Mit dem Einzug ins Don-Bosco-Haus hatten die jungen Männer erst mal wieder ein Dach über dem Kopf. Mit Menschen zu sprechen, den Fachleuten im Haus seine Probleme zu offenbaren oder gar Hilfe anzunehmen, aber brauchte Zeit: „Man wird brutal misstrauisch, wenn man auf der Straße gelebt hat. Da hast du so viel Scheiße hinter dir“, sagt Malte.

Selbstwertgefühl durch gemeinsame Arbeit

Am meisten aber leidet das Vertrauen in die eigene Person.

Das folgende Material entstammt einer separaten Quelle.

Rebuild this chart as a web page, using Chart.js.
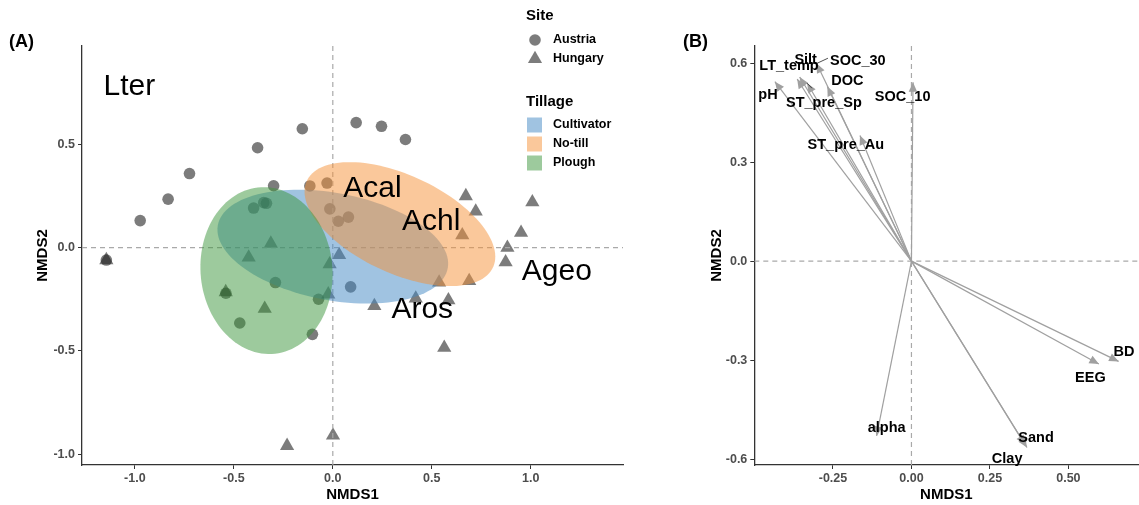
<!DOCTYPE html>
<html><head><meta charset="utf-8">
<script src="https://cdn.jsdelivr.net/npm/chart.js@4.4.0/dist/chart.umd.min.js"></script>
<style>
html,body{margin:0;padding:0;background:#fff;width:1139px;height:505px;overflow:hidden;}
#ca{position:absolute;left:0;top:0;}
#cb{position:absolute;left:640px;top:0;}
</style></head><body>
<canvas id="ca" width="640" height="505"></canvas>
<canvas id="cb" width="499" height="505"></canvas>
<script>
// ---------- Panel A data ----------
const austriaX = [-0.973,-0.832,-0.724,-0.380,-0.154,0.118,0.246,0.367,-0.299,-0.116,-0.029,-0.015,0.028,0.079,-0.400,-0.349,-0.335,-0.290,-0.540,-0.470,-0.103,-0.072,0.090,-1.144];
const austriaY = [0.131,0.235,0.359,0.484,0.576,0.606,0.588,0.524,0.300,0.299,0.313,0.188,0.128,0.148,0.192,0.218,0.215,-0.169,-0.221,-0.365,-0.420,-0.250,-0.190,-0.060];
const hungaryX = [0.672,0.722,1.008,0.654,0.951,0.882,0.873,0.537,0.689,0.419,0.584,0.210,0.563,-0.231,0.001,-0.313,-0.425,0.032,-0.016,-0.023,-0.344,-0.541,-1.144];
const hungaryY = [0.250,0.176,0.220,0.060,0.073,0.000,-0.070,-0.168,-0.161,-0.246,-0.254,-0.282,-0.485,-0.960,-0.910,0.020,-0.047,-0.035,-0.080,-0.226,-0.296,-0.215,-0.060];

const tillageNames = ['Cultivator','No-till','Plough'];
const tillageColors = ['rgba(65,135,195,0.5)','rgba(245,145,55,0.5)','rgba(60,150,60,0.5)'];
const ellipseCX = [0.000, 0.339, -0.335];
const ellipseCY = [0.005, 0.114, -0.111];
const ellipseA  = [0.590, 0.515, 0.405];
const ellipseB  = [0.260, 0.239, 0.333];
const ellipseDeg = [-10, -23.5, -83.8];

const siteLabels = ['Lter','Acal','Achl','Aros','Ageo'];
const siteLabelX = [-1.028, 0.200, 0.497, 0.452, 1.132];
const siteLabelY = [0.780, 0.284, 0.124, -0.301, -0.118];

const aTicksX = [-1.0,-0.5,0.0,0.5,1.0];
const aTicksY = [-1.0,-0.5,0.0,0.5];

// ---------- Panel B data ----------
const vecNames = ['pH','LT_temp','Silt','SOC_30','ST_pre_Sp','DOC','ST_pre_Au','SOC_10','alpha','Sand','Clay','EEG','BD'];
const vecX = [-0.435,-0.364,-0.356,-0.302,-0.332,-0.268,-0.164,0.005,-0.111,0.368,0.362,0.597,0.660];
const vecY = [0.544,0.552,0.558,0.599,0.539,0.529,0.381,0.542,-0.530,-0.565,-0.557,-0.312,-0.304];
const vecLabelX = [-0.457,-0.390,-0.337,-0.171,-0.279,-0.204,-0.209,-0.028,-0.079,0.397,0.305,0.570,0.677];
const vecLabelY = [0.504,0.590,0.610,0.608,0.480,0.545,0.353,0.498,-0.505,-0.535,-0.599,-0.353,-0.274];
// repel connector segments
const segFromX = [-0.302,-0.332];
const segFromY = [0.599,0.539];
const segToX = [-0.266,-0.317];
const segToY = [0.615,0.524];

const bTicksX = [-0.25,0.00,0.25,0.50];
const bTicksY = [-0.6,-0.3,0.0,0.3,0.6];

Chart.defaults.font.family = "'Liberation Sans', Arial, Helvetica, sans-serif";

const FONT = "'Liberation Sans', Arial, Helvetica, sans-serif";
const POINT_COL = 'rgba(25,25,25,0.57)';

function axisCommon(ticks, dec, fitFn) {
  return {
    type: 'linear',
    afterBuildTicks: s => { s.ticks = ticks.map(v => ({value: v})); },
    afterFit: fitFn,
    ticks: { callback: v => Number(v).toFixed(dec), font: {size: 12.5, weight: 'bold'}, color: '#4d4d4d', autoSkip: false, maxRotation: 0, minRotation: 0 },
    grid: { drawOnChartArea: false, drawTicks: true, tickLength: 4, color: '#333333', lineWidth: 1 },
    border: { display: true, color: '#333333', width: 1.3 }
  };
}

function dashedZero(chart) {
  const {ctx, chartArea: ca, scales: {x, y}} = chart;
  ctx.save();
  ctx.beginPath(); ctx.rect(ca.left, ca.top, ca.right - ca.left, ca.bottom - ca.top); ctx.clip();
  ctx.setLineDash([5, 4]); ctx.strokeStyle = '#a9a9a9'; ctx.lineWidth = 1.2;
  const x0 = x.getPixelForValue(0), y0 = y.getPixelForValue(0);
  ctx.beginPath();
  ctx.moveTo(x0, ca.top); ctx.lineTo(x0, ca.bottom);
  ctx.moveTo(ca.left, y0); ctx.lineTo(ca.right, y0);
  ctx.stroke();
  ctx.restore();
}

const pluginA = {
  id: 'panelA',
  afterDatasetsDraw(chart) {
    const {ctx, chartArea: ca, scales: {x, y}} = chart;
    dashedZero(chart);
    ctx.save();
    ctx.beginPath(); ctx.rect(ca.left, ca.top, ca.right - ca.left, ca.bottom - ca.top); ctx.clip();
    for (let i = 0; i < tillageNames.length; i++) {
      const th = ellipseDeg[i] * Math.PI / 180;
      ctx.beginPath();
      for (let k = 0; k <= 120; k++) {
        const t = k / 120 * 2 * Math.PI;
        const dx = ellipseA[i] * Math.cos(t), dy = ellipseB[i] * Math.sin(t);
        const px = x.getPixelForValue(ellipseCX[i] + dx * Math.cos(th) - dy * Math.sin(th));
        const py = y.getPixelForValue(ellipseCY[i] + dx * Math.sin(th) + dy * Math.cos(th));
        if (k === 0) ctx.moveTo(px, py); else ctx.lineTo(px, py);
      }
      ctx.closePath();
      ctx.fillStyle = tillageColors[i];
      ctx.fill();
    }
    ctx.fillStyle = '#000';
    ctx.font = '30px ' + FONT;
    ctx.textAlign = 'center'; ctx.textBaseline = 'middle';
    for (let i = 0; i < siteLabels.length; i++) {
      ctx.fillText(siteLabels[i], x.getPixelForValue(siteLabelX[i]), y.getPixelForValue(siteLabelY[i]));
    }
    ctx.restore();
  },
  afterDraw(chart) {
    const ctx = chart.ctx;
    ctx.save();
    ctx.fillStyle = '#000';
    ctx.textBaseline = 'middle'; ctx.textAlign = 'left';
    ctx.font = 'bold 18px ' + FONT;
    ctx.fillText('(A)', 9, 42);
    // legend
    ctx.font = 'bold 15px ' + FONT;
    ctx.fillText('Site', 526, 16);
    ctx.fillText('Tillage', 526, 102);
    ctx.font = 'bold 12.5px ' + FONT;
    ctx.fillStyle = POINT_COL;
    ctx.beginPath(); ctx.arc(535, 40, 5.8, 0, 2 * Math.PI); ctx.fill();
    ctx.beginPath();
    const r = 8.2, cx = 535, cy = 59;
    ctx.moveTo(cx, cy - r); ctx.lineTo(cx + r * 0.866, cy + r / 2); ctx.lineTo(cx - r * 0.866, cy + r / 2); ctx.closePath(); ctx.fill();
    ctx.fillStyle = '#000';
    ctx.fillText('Austria', 553, 40);
    ctx.fillText('Hungary', 553, 59);
    for (let i = 0; i < tillageNames.length; i++) {
      const yc = 125 + 19 * i;
      ctx.fillStyle = tillageColors[i];
      ctx.fillRect(527, yc - 7.5, 15, 15);
      ctx.fillStyle = '#000';
      ctx.fillText(tillageNames[i], 553, yc);
    }
    ctx.restore();
  }
};

const chartA = new Chart(document.getElementById('ca'), {
  type: 'scatter',
  data: {
    datasets: [
      { label: 'Austria', data: austriaX.map((v, i) => ({x: v, y: austriaY[i]})), pointStyle: 'circle', pointRadius: 5.8, backgroundColor: POINT_COL, borderWidth: 0 },
      { label: 'Hungary', data: hungaryX.map((v, i) => ({x: v, y: hungaryY[i]})), pointStyle: 'triangle', pointRadius: 8.2, backgroundColor: POINT_COL, borderWidth: 0 }
    ]
  },
  options: {
    responsive: false, animation: false, devicePixelRatio: 1,
    layout: { padding: {left: 0, right: 17, top: 46, bottom: 0} },
    plugins: { legend: {display: false}, tooltip: {enabled: false} },
    scales: {
      x: Object.assign(axisCommon(aTicksX, 1, s => { s.height = 40; }), {
        min: -1.267, max: 1.466,
        title: {display: true, text: 'NMDS1', font: {size: 15, weight: 'bold'}, color: '#000', padding: {top: 0, bottom: 1}}
      }),
      y: Object.assign(axisCommon(aTicksY, 1, s => { s.width = 82; }), {
        min: -1.053, max: 0.977,
        title: {display: true, text: 'NMDS2', font: {size: 15, weight: 'bold'}, color: '#000', padding: {top: 34, bottom: 0}}
      })
    }
  },
  plugins: [pluginA]
});
chartA.options.scales.x.ticks.padding = 2;
chartA.options.scales.y.ticks.padding = 3;
chartA.update();

const ARROW_COL = '#a0a0a0';
const pluginB = {
  id: 'panelB',
  beforeDatasetsDraw(chart) { dashedZero(chart); },
  afterDatasetsDraw(chart) {
    const {ctx, scales: {x, y}} = chart;
    ctx.save();
    const ox = x.getPixelForValue(0), oy = y.getPixelForValue(0);
    ctx.fillStyle = ARROW_COL;
    for (let i = 0; i < vecNames.length; i++) {
      const tx = x.getPixelForValue(vecX[i]), ty = y.getPixelForValue(vecY[i]);
      const ang = Math.atan2(ty - oy, tx - ox);
      const L = 9.5, W = 4.2;
      const bx = tx - L * Math.cos(ang), by = ty - L * Math.sin(ang);
      ctx.beginPath();
      ctx.moveTo(tx, ty);
      ctx.lineTo(bx + W * Math.sin(ang), by - W * Math.cos(ang));
      ctx.lineTo(bx - W * Math.sin(ang), by + W * Math.cos(ang));
      ctx.closePath(); ctx.fill();
    }
    ctx.strokeStyle = '#222'; ctx.lineWidth = 0.8;
    for (let i = 0; i < segFromX.length; i++) {
      ctx.beginPath();
      ctx.moveTo(x.getPixelForValue(segFromX[i]), y.getPixelForValue(segFromY[i]));
      ctx.lineTo(x.getPixelForValue(segToX[i]), y.getPixelForValue(segToY[i]));
      ctx.stroke();
    }
    ctx.fillStyle = '#000';
    ctx.font = 'bold 14.5px ' + FONT;
    ctx.textAlign = 'center'; ctx.textBaseline = 'middle';
    for (let i = 0; i < vecNames.length; i++) {
      ctx.fillText(vecNames[i], x.getPixelForValue(vecLabelX[i]), y.getPixelForValue(vecLabelY[i]));
    }
    ctx.restore();
  },
  afterDraw(chart) {
    const ctx = chart.ctx;
    ctx.save();
    ctx.fillStyle = '#000';
    ctx.textBaseline = 'middle'; ctx.textAlign = 'left';
    ctx.font = 'bold 18px ' + FONT;
    ctx.fillText('(B)', 43, 42);
    ctx.restore();
  }
};

const chartB = new Chart(document.getElementById('cb'), {
  type: 'scatter',
  data: {
    datasets: vecNames.map((n, i) => ({
      label: n,
      data: [{x: 0, y: 0}, {x: vecX[i], y: vecY[i]}],
      showLine: true, borderColor: ARROW_COL, borderWidth: 1.2, pointRadius: 0, pointHoverRadius: 0, fill: false
    }))
  },
  options: {
    responsive: false, animation: false, devicePixelRatio: 1,
    layout: { padding: {left: 0, right: 0, top: 46, bottom: 0} },
    plugins: { legend: {display: false}, tooltip: {enabled: false} },
    scales: {
      x: Object.assign(axisCommon(bTicksX, 2, s => { s.height = 40; }), {
        min: -0.5006, max: 0.723,
        title: {display: true, text: 'NMDS1', font: {size: 15, weight: 'bold'}, color: '#000', padding: {top: 0, bottom: 1}}
      }),
      y: Object.assign(axisCommon(bTicksY, 1, s => { s.width = 114.3; }), {
        min: -0.618, max: 0.652,
        title: {display: true, text: 'NMDS2', font: {size: 15, weight: 'bold'}, color: '#000', padding: {top: 68, bottom: 0}}
      })
    }
  },
  plugins: [pluginB]
});
chartB.options.scales.x.ticks.padding = 2;
chartB.options.scales.y.ticks.padding = 3;
chartB.update();
</script>
</body></html>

Einer der jungen Männer bringt es auf die Formel: „Du bist Abschaum.“ Hier setzt Libero an – das Kürzel für „Leben im Bewusstsein einer regelmäßigen Ordnung“. Das Projekt des Fachdienstes Jugend, Arbeit, Perspektive (JAP) der Caritas führt niedrigschwellig an den Arbeitsalltag heran. „Die Betreffenden beziehen zwar Leistungen nach dem SGB II und werden als arbeitsfähig eingestuft. Aber wegen ihrer multiplen Problemlagen können sie den Ansprüchen des ‚Förderns und Fordern’ nicht gerecht werden“, sagt die Fachdienstleiterin Gundula Briem.

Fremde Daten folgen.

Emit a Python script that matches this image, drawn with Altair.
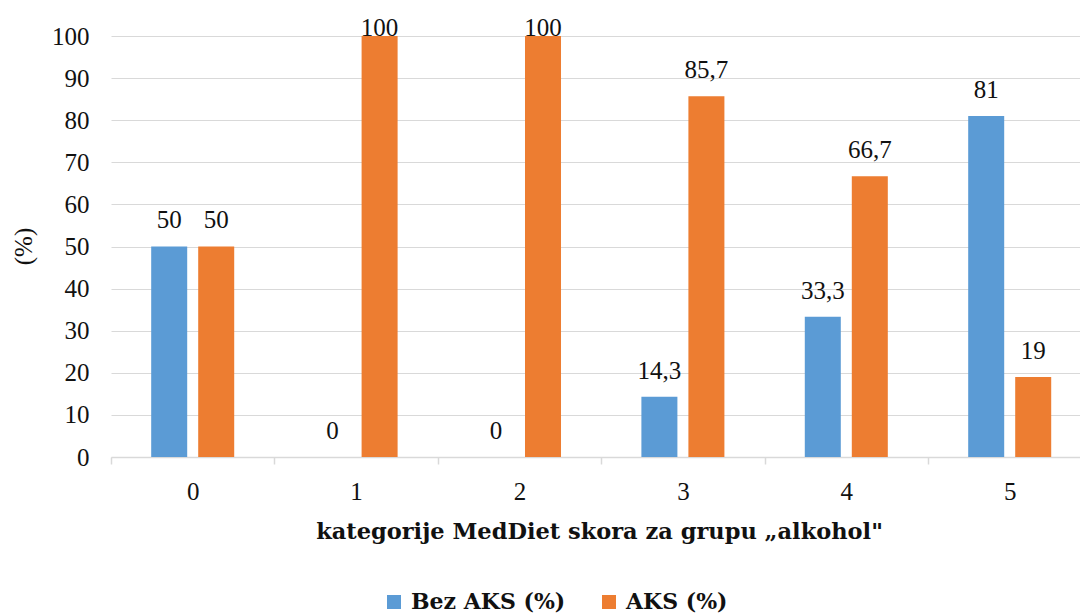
import altair as alt
import pandas as pd

# MedDiet score categories for the "alcohol" group
categories = ["0", "1", "2", "3", "4", "5"]
series = ["Bez AKS (%)", "AKS (%)"]
bez_aks = [50, 0, 0, 14.3, 33.3, 81]
aks = [50, 100, 100, 85.7, 66.7, 19]
colors = ["#5B9BD5", "#ED7D31"]
y_ticks = list(range(0, 101, 10))

rows = []
for cat, b, a in zip(categories, bez_aks, aks):
    rows.append({"kat": cat, "grupa": series[0], "v": b})
    rows.append({"kat": cat, "grupa": series[1], "v": a})
df = pd.DataFrame(rows)
# value labels use a decimal comma
df["oznaka"] = df["v"].map(lambda v: f"{v:g}".replace(".", ","))

FONT = "Liberation Serif, DejaVu Serif, serif"
FONT_BOLD = "DejaVu Serif"
TEXT = "#111111"
GRID = "#D9D9D9"

x_axis = alt.Axis(
    title="kategorije MedDiet skora za grupu \u201Ealkohol\"",
    titleFont=FONT_BOLD,
    titleFontSize=22.5,
    titleFontWeight="bold",
    titleColor=TEXT,
    titleBaseline="alphabetic",
    titleAlign="center",
    titleX=488,
    titleY=81,
    labelFont=FONT,
    labelFontSize=25,
    labelColor=TEXT,
    labelAngle=0,
    labelBaseline="alphabetic",
    labelPadding=35,
    tickBand="extent",
    tickSize=7,
    tickColor=GRID,
    tickWidth=1.5,
    domainColor=GRID,
    domainWidth=1.5,
    grid=False,
)
y_axis = alt.Axis(
    values=y_ticks,
    title="(%)",
    titleFont=FONT,
    titleFontSize=25,
    titleFontWeight="normal",
    titleColor=TEXT,
    titleAngle=-90,
    titleAlign="center",
    titleBaseline="middle",
    titleX=-88,
    titleY=210,
    labelFont=FONT,
    labelFontSize=25,
    labelColor=TEXT,
    labelPadding=22,
    ticks=False,
    domain=False,
    grid=True,
    gridColor=GRID,
    gridWidth=1,
)

x_enc = alt.X(
    "kat:N",
    sort=categories,
    scale=alt.Scale(range=[0, 980.4], paddingInner=0, paddingOuter=0),
    axis=x_axis,
)
xoff_enc = alt.XOffset(
    "grupa:N", sort=series, scale=alt.Scale(paddingInner=0.234, paddingOuter=0.855)
)
y_scale = alt.Scale(domain=[0, 100], nice=False)

bars = alt.Chart(df).mark_bar().encode(
    x=x_enc,
    xOffset=xoff_enc,
    y=alt.Y("v:Q", scale=y_scale, axis=y_axis),
    color=alt.Color(
        "grupa:N",
        sort=series,
        scale=alt.Scale(domain=series, range=colors),
        legend=alt.Legend(
            title=None,
            orient="none",
            direction="horizontal",
            legendX=272,
            legendY=555,
            padding=0,
            symbolType="square",
            symbolSize=196,
            symbolStrokeWidth=0,
            labelFont=FONT_BOLD,
            labelFontSize=22,
            labelFontWeight="bold",
            labelColor=TEXT,
            labelOffset=6,
            columnPadding=32,
        ),
    ),
)

labels = alt.Chart(df).transform_calculate(
    ly="min(datum.v + 4.3, 100)"
).mark_text(
    font=FONT, fontSize=25, color=TEXT, align="center", baseline="alphabetic"
).encode(
    x=x_enc,
    xOffset=xoff_enc,
    y=alt.Y("ly:Q", scale=y_scale, axis=y_axis),
    text="oznaka:N",
)

chart = alt.layer(bars, labels).properties(
    width=969,
    height=421,
    autosize="none",
    padding={"left": 111, "top": 36, "right": 0, "bottom": 157},
    background="white",
).configure_view(stroke=None)

chart.save("out.html", embed_options={"renderer": "svg", "actions": False})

Die zehn freiwilligen Projektteilnehmer werden morgens vom Arbeitserzieher Jens Vollmer abgeholt und nach Feuerbach zum JAP gefahren. Dort bespricht man den Tagesablauf und los geht’s: Streichen, renovieren, Umzugsarbeiten. Die Männer erledigen, was in einer großen Einrichtung wie der Caritas gerade so ansteht. Sie kümmern sich selbst um ihr Essen, kaufen ein und kochen gemeinsam. Und sie betreuen zwei Bienenvölker, deren Stöcke auf dem Dach des JAP-Gebäudes stehen. Vergangene Woche schleuderten sie ihren ersten eigenen Honig. „Die jungen Männer erfahren bei Libero, dass sie etwas können“, sagt Briem. Die gemeinsame Arbeit soll ihr Selbstwertgefühl verbessern, das Sozialverhalten, das Verantwortungsgefühl. Zugleich geht es um das körperliche Befinden, um Gesundheitsbewusstsein, Hygiene, aber auch um handwerkliches Geschick. Das Programm ist als Rundumpaket gedacht.

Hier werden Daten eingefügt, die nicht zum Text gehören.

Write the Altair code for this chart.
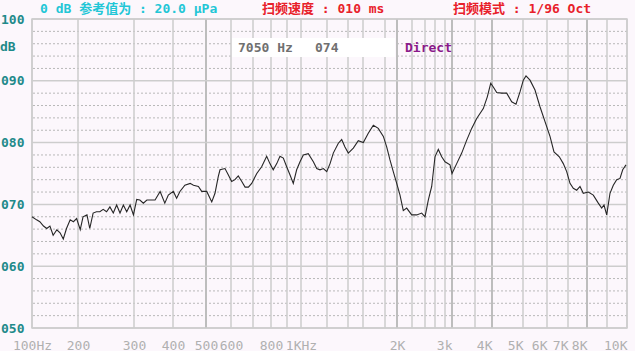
import altair as alt
import pandas as pd

# ---- data ----
freq_hz = [100,110,117,125,132,139,146,154,161,168,175,183,190,197,204,209,216,221,227,233,
           239,245,251,257,263,269,275,281,287,293,299,307,315,324,333,345,354,367,379,388,
           401,411,421,436,452,462,477,487,503,523,536,549,556,576,589,603,618,633,649,664,
           679,694,721,748,776,794,814,836,856,877,898,921,945,969,993,1018,1056,1095,1121,1146,
           1172,1198,1229,1260,1308,1340,1371,1404,1471,1537,1603,1648,1694,1739,1785,1828,1883,1938,1995,2040,
           2084,2129,2196,2272,2349,2400,2466,2534,2600,2666,2734,2800,2943,3000,3102,3211,3320,3428,3550,3744,
           3862,3962,4042,4152,4313,4474,4635,4774,4903,5013,5125,5292,5500,5708,5917,6143,6333,6586,6776,6938,
           7105,7279,7458,7632,7805,8065,8315,8565,8735,8850,8985,9150,9315,9485,9650,9785,9950]
level_db = [68.0,67.5,67.2,66.5,66.1,66.5,65.0,65.9,65.4,64.4,66.1,67.5,67.2,67.7,65.9,68.0,68.3,66.1,68.6,68.8,
            68.8,69.2,68.8,69.6,68.6,69.9,68.6,69.9,68.8,69.9,68.3,70.8,70.7,70.2,70.7,70.7,70.7,72.1,70.2,71.5,
            72.1,71.0,72.1,73.1,73.4,73.1,72.9,72.1,72.1,70.4,71.8,74.5,75.6,75.8,74.8,73.7,74.0,74.6,73.7,72.8,
            72.8,73.4,75.0,76.1,77.8,76.6,75.6,76.6,77.8,77.5,76.1,74.8,73.4,75.6,76.9,78.0,78.2,76.9,75.8,75.6,
            75.8,75.3,76.6,78.3,79.9,80.5,79.3,78.3,79.1,80.3,80.0,81.5,82.8,82.3,81.0,79.3,77.2,75.3,73.4,71.5,
            69.0,69.4,68.3,68.3,68.6,68.0,70.7,72.9,77.7,78.9,77.7,76.9,76.4,75.0,76.6,78.3,80.4,82.3,83.9,85.5,
            87.4,89.6,89.0,88.1,88.0,88.0,86.6,86.2,88.2,90.1,90.8,90.1,88.5,85.8,83.4,81.0,78.5,77.7,76.6,75.3,
            73.4,72.6,72.3,72.9,71.8,72.0,71.5,70.2,69.4,69.9,68.3,71.8,73.1,74.0,74.2,75.6,76.4]

grid_freqs = [100,200,300,400,500,600,700,800,900,1000,1200,1400,1600,1800,2000,2200,2400,2600,2800,
              3000,3500,4000,5000,6000,7000,8000,9000,10000]
strong_grid_freqs = [500,2000,3000,4000,8000]
x_tick_values = [100,200,300,400,500,600,800,1000,2000,3000,4000,5000,6000,7000,8000,10000]
major_db = [50,60,70,80,90,100]
minor_db = [52,54,56,58,62,64,66,68,72,74,76,78,82,84,86,88,92,94,96,98]

title_ref = "0 dB 参考值为 : 20.0 μPa"
title_speed = "扫频速度 : 010 ms"
title_mode = "扫频模式 : 1/96 Oct"
cursor_freq = "7050 Hz"
cursor_level = "074"
cursor_mode = "Direct"

# ---- style ----
BG = "#fcf7fc"
GRID = "#cdcdcd"
MONO = "DejaVu Sans Mono, Noto Sans CJK SC"
TEAL = "#1f8a8a"
W, H = 595, 309

# instrument's own (non-logarithmic) frequency grid, piecewise
x_scale = alt.Scale(type="linear", domain=grid_freqs,
                    range=[0,46,102,141,174,199,221,239,255,269,295,316,331,353,365,380,393,
                           403,413,420,443,460,491,515,536,555,575,595],
                    nice=False, zero=False)
y_scale = alt.Scale(domain=[50, 100], nice=False, zero=False)

x_axis = alt.Axis(values=x_tick_values, grid=False, ticks=False, domain=False,
                  labelExpr="datum.value == 100 ? '100Hz' : datum.value == 1000 ? '1KHz' : "
                            "datum.value < 1000 ? '' + datum.value : datum.value == 3000 ? '3k' : "
                            "(datum.value / 1000) + 'K'",
                  labelFont=MONO, labelFontSize=13, labelColor="#b0b0b0",
                  labelPadding=11, labelBaseline="top", labelOverlap=False,
                  labelFlush=False,
                  labelAlign={"condition": {"test": "datum.value >= 3000", "value": "right"},
                              "value": "center"})
y_axis = alt.Axis(values=major_db, grid=False, ticks=False, domain=False,
                  labelExpr="datum.value < 100 ? '0' + datum.value : '' + datum.value",
                  labelFont=MONO, labelFontSize=13, labelFontWeight="bold",
                  labelColor=TEAL, labelPadding=8)


def X(field="freq:Q"):
    return alt.X(field, scale=x_scale, axis=x_axis, title=None)


def Y(field="db:Q"):
    return alt.Y(field, scale=y_scale, axis=y_axis, title=None)


curve_df = pd.DataFrame({"freq": freq_hz, "db": level_db})

minor = alt.Chart(pd.DataFrame({"db": minor_db})).mark_rule(
    color="#b8b8b8", strokeDash=[2, 2], strokeWidth=1).encode(y=Y())

vgrid = alt.Chart(pd.DataFrame({"freq": grid_freqs})).mark_rule(
    color=GRID, strokeWidth=1.5).encode(x=X())

vgrid_strong = alt.Chart(pd.DataFrame({"freq": strong_grid_freqs})).mark_rule(
    color="#bdbdbd", strokeWidth=2).encode(x=X())

major = alt.Chart(pd.DataFrame({"db": major_db})).mark_rule(
    color=GRID, strokeWidth=1.5).encode(y=Y())

box = alt.Chart(pd.DataFrame({"k": [0]})).mark_rect(color="#ffffff").encode(
    x=alt.value(200), x2=alt.value(363), y=alt.value(19), y2=alt.value(38))

curve = alt.Chart(curve_df).mark_line(color="#262626", strokeWidth=1.1).encode(x=X(), y=Y())


def label(text, x, y, color, weight="bold", size=13):
    return alt.Chart(pd.DataFrame({"t": [text]})).mark_text(
        align="left", baseline="middle", font=MONO, fontSize=size,
        fontWeight=weight, color=color).encode(
        text="t:N", x=alt.value(x), y=alt.value(y))


texts = [
    label(title_ref, 8, -10, "#22c6d6"),
    label(title_speed, 230, -10, "#e8202a"),
    label(title_mode, 421, -10, "#e8202a"),
    label("dB", -32, 28, TEAL),
    label(cursor_freq, 206, 29, "#707070"),
    label(cursor_level, 283, 29, "#707070"),
    label(cursor_mode, 373, 29, "#8a1a8a"),
]

chart = alt.layer(minor, vgrid, vgrid_strong, major, box, curve, *texts).properties(
    width=W, height=H,
    autosize=alt.AutoSizeParams(type="none"),
    padding={"left": 32, "top": 19, "right": 8, "bottom": 23},
    background=BG,
).configure_view(stroke=GRID, strokeWidth=1.5, fill=BG)

chart.save("out.html", embed_options={"renderer": "svg", "actions": False})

„Du bist besser drauf und kannst besser schlafen“

Arbeitserzieher Vollmer erinnert sich noch an die Anfänge des Projekts vor einem Jahr, wenn er die Jungs morgens in der Reinsburgstraße einsammelte: „Das war ein zusammengewürfelter Haufen, ziemlich misstrauisch. Die meisten hatten noch nie miteinander gesprochen, obwohl sie im selben Haus wohnen.“ Bleich, schlaff und unausgeschlafen hätten sie am Kaffeetisch gehockt, „alle chronisch etwas unterernährt“. Über die Monate seien sie zu einer Gemeinschaft zusammengewachsen. „Gibt es mal Stress, spricht man miteinander und läuft nicht mehr einfach weg. Man achtet aufeinander, und die Jungs wecken sich morgens gegenseitig“, sagt Vollmer. „Auch körperlich stehen sie heute sehr viel besser da.“

Die Jungs stimmen zu, und einige klingen dabei so überschwänglich, dass man den Eindruck gewinnen könnte, es gäbe für sie nichts Schöneres auf der Welt als Arbeit. „Ich brauche das einfach“, sagt Malte. „Ohne Arbeit bin ich inzwischen gereizt und übel gelaunt. Die Struktur hat mir bislang im Leben gefehlt.“ Sascha formuliert es etwas pragmatischer: „Du fühlst dich besser, und die Stunden gehen schneller weg. Du bist besser drauf und kannst besser schlafen.“ Er nehme jetzt deutlich weniger Drogen als früher.

Offenbar hat es bei allen klick gemacht. Ein Teilnehmer, drogenabhängig seit dem elften Lebensjahr, wagt im September den Sprung in die reale Arbeitswelt und will eine Lehre zum Maschinenanlagenführer beginnen. Mancher Zukunftsplan klingt exotisch und ambitioniert, einer indes bescheiden: Stress vermeiden und stabil bleiben, hat sich einer der Teilnehmer vorgenommen. Tatsächlich aber dürfte dies für die meisten Menschen ein ehrgeiziges Dauerprojekt darstellen.